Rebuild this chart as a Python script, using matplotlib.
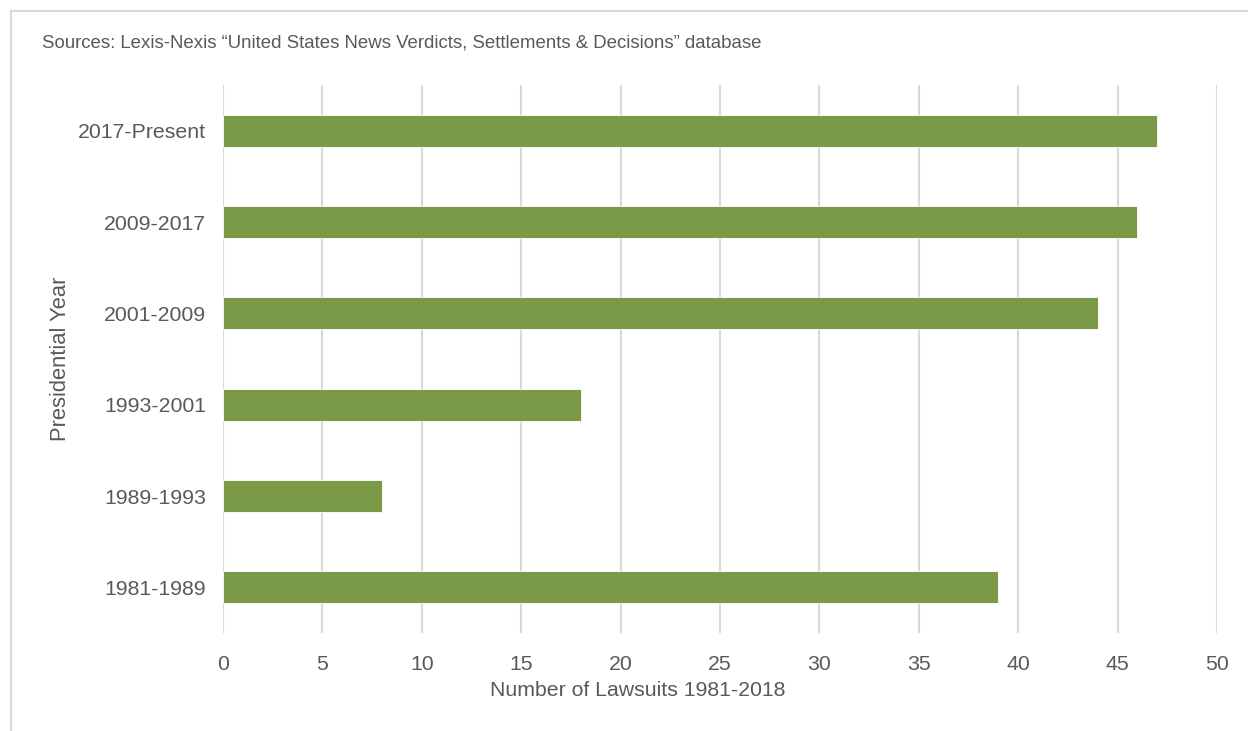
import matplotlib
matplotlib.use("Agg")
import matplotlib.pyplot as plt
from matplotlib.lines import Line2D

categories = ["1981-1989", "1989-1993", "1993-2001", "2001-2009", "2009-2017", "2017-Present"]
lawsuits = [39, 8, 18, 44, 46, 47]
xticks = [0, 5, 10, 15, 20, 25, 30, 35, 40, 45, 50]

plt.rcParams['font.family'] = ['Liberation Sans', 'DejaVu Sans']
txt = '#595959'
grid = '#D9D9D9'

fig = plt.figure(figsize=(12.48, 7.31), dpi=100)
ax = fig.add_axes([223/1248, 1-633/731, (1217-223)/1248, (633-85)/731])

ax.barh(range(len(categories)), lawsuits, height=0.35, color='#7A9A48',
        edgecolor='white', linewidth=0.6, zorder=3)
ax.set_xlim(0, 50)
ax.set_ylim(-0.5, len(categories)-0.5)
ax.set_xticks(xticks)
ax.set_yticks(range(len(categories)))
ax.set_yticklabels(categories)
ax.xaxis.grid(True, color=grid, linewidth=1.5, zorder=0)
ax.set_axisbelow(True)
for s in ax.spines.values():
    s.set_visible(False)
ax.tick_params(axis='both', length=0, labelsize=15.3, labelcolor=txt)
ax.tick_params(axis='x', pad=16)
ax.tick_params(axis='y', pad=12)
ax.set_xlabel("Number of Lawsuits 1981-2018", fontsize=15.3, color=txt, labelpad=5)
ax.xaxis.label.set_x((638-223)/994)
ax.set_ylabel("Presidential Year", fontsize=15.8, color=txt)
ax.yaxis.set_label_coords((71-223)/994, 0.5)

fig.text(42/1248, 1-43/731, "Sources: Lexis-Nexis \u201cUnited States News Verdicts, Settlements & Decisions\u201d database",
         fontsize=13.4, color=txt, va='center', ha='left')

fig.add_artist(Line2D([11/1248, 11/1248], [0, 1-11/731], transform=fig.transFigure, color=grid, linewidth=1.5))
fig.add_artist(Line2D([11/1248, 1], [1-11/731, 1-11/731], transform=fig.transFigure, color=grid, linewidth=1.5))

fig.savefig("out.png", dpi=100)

> Problem description: From the first line of the material down to the line containing "1-633/731, (1217-223)/1248, (633-85)/731])", inclusive, return each line exactly, skipping any picture.

> Reply:
Rebuild this chart as a Python script, using matplotlib.
import matplotlib
matplotlib.use("Agg")
import matplotlib.pyplot as plt
from matplotlib.lines import Line2D

categories = ["1981-1989", "1989-1993", "1993-2001", "2001-2009", "2009-2017", "2017-Present"]
lawsuits = [39, 8, 18, 44, 46, 47]
xticks = [0, 5, 10, 15, 20, 25, 30, 35, 40, 45, 50]

plt.rcParams['font.family'] = ['Liberation Sans', 'DejaVu Sans']
txt = '#595959'
grid = '#D9D9D9'

fig = plt.figure(figsize=(12.48, 7.31), dpi=100)
ax = fig.add_axes([223/1248, 1-633/731, (1217-223)/1248, (633-85)/731])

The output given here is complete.